━━━ Data excerpt
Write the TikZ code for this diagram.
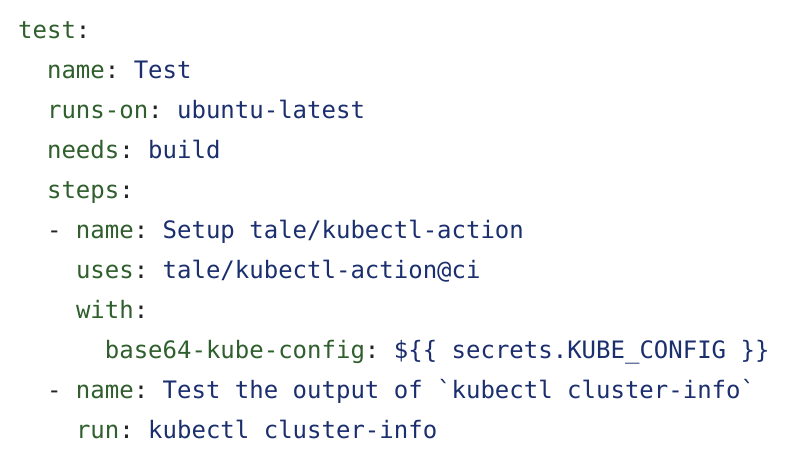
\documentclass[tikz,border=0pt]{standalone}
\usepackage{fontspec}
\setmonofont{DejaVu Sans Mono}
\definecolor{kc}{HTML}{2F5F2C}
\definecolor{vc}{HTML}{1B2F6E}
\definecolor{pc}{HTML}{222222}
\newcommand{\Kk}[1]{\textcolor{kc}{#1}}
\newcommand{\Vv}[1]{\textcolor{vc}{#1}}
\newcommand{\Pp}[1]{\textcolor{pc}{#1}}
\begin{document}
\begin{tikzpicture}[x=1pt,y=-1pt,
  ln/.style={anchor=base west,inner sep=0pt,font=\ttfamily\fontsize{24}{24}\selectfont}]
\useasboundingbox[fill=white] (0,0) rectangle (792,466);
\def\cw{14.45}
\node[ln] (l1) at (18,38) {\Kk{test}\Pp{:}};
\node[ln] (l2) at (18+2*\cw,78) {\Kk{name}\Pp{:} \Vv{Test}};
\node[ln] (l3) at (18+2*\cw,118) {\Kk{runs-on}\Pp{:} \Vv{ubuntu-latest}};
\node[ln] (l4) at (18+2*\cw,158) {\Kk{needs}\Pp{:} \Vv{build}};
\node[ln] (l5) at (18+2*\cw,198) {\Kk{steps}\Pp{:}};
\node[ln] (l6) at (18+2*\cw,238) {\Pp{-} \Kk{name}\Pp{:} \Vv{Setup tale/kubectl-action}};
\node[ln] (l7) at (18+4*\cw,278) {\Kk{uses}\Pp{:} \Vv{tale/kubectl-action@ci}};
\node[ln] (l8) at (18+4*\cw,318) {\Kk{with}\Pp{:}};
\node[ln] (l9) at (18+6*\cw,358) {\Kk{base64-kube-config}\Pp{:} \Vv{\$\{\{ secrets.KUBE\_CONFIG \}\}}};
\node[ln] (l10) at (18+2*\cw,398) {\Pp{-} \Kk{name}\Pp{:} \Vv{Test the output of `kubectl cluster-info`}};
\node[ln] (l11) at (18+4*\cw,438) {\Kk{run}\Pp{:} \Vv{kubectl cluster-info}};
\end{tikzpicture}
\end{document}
━━━━━━
> _Directive_:
Reproduce all of the data exactly, omitting each picture it holds.

> _The output_:
Write the TikZ code for this diagram.
\documentclass[tikz,border=0pt]{standalone}
\usepackage{fontspec}
\setmonofont{DejaVu Sans Mono}
\definecolor{kc}{HTML}{2F5F2C}
\definecolor{vc}{HTML}{1B2F6E}
\definecolor{pc}{HTML}{222222}
\newcommand{\Kk}[1]{\textcolor{kc}{#1}}
\newcommand{\Vv}[1]{\textcolor{vc}{#1}}
\newcommand{\Pp}[1]{\textcolor{pc}{#1}}
\begin{document}
\begin{tikzpicture}[x=1pt,y=-1pt,
  ln/.style={anchor=base west,inner sep=0pt,font=\ttfamily\fontsize{24}{24}\selectfont}]
\useasboundingbox[fill=white] (0,0) rectangle (792,466);
\def\cw{14.45}
\node[ln] (l1) at (18,38) {\Kk{test}\Pp{:}};
\node[ln] (l2) at (18+2*\cw,78) {\Kk{name}\Pp{:} \Vv{Test}};
\node[ln] (l3) at (18+2*\cw,118) {\Kk{runs-on}\Pp{:} \Vv{ubuntu-latest}};
\node[ln] (l4) at (18+2*\cw,158) {\Kk{needs}\Pp{:} \Vv{build}};
\node[ln] (l5) at (18+2*\cw,198) {\Kk{steps}\Pp{:}};
\node[ln] (l6) at (18+2*\cw,238) {\Pp{-} \Kk{name}\Pp{:} \Vv{Setup tale/kubectl-action}};
\node[ln] (l7) at (18+4*\cw,278) {\Kk{uses}\Pp{:} \Vv{tale/kubectl-action@ci}};
\node[ln] (l8) at (18+4*\cw,318) {\Kk{with}\Pp{:}};
\node[ln] (l9) at (18+6*\cw,358) {\Kk{base64-kube-config}\Pp{:} \Vv{\$\{\{ secrets.KUBE\_CONFIG \}\}}};
\node[ln] (l10) at (18+2*\cw,398) {\Pp{-} \Kk{name}\Pp{:} \Vv{Test the output of `kubectl cluster-info`}};
\node[ln] (l11) at (18+4*\cw,438) {\Kk{run}\Pp{:} \Vv{kubectl cluster-info}};
\end{tikzpicture}
\end{document}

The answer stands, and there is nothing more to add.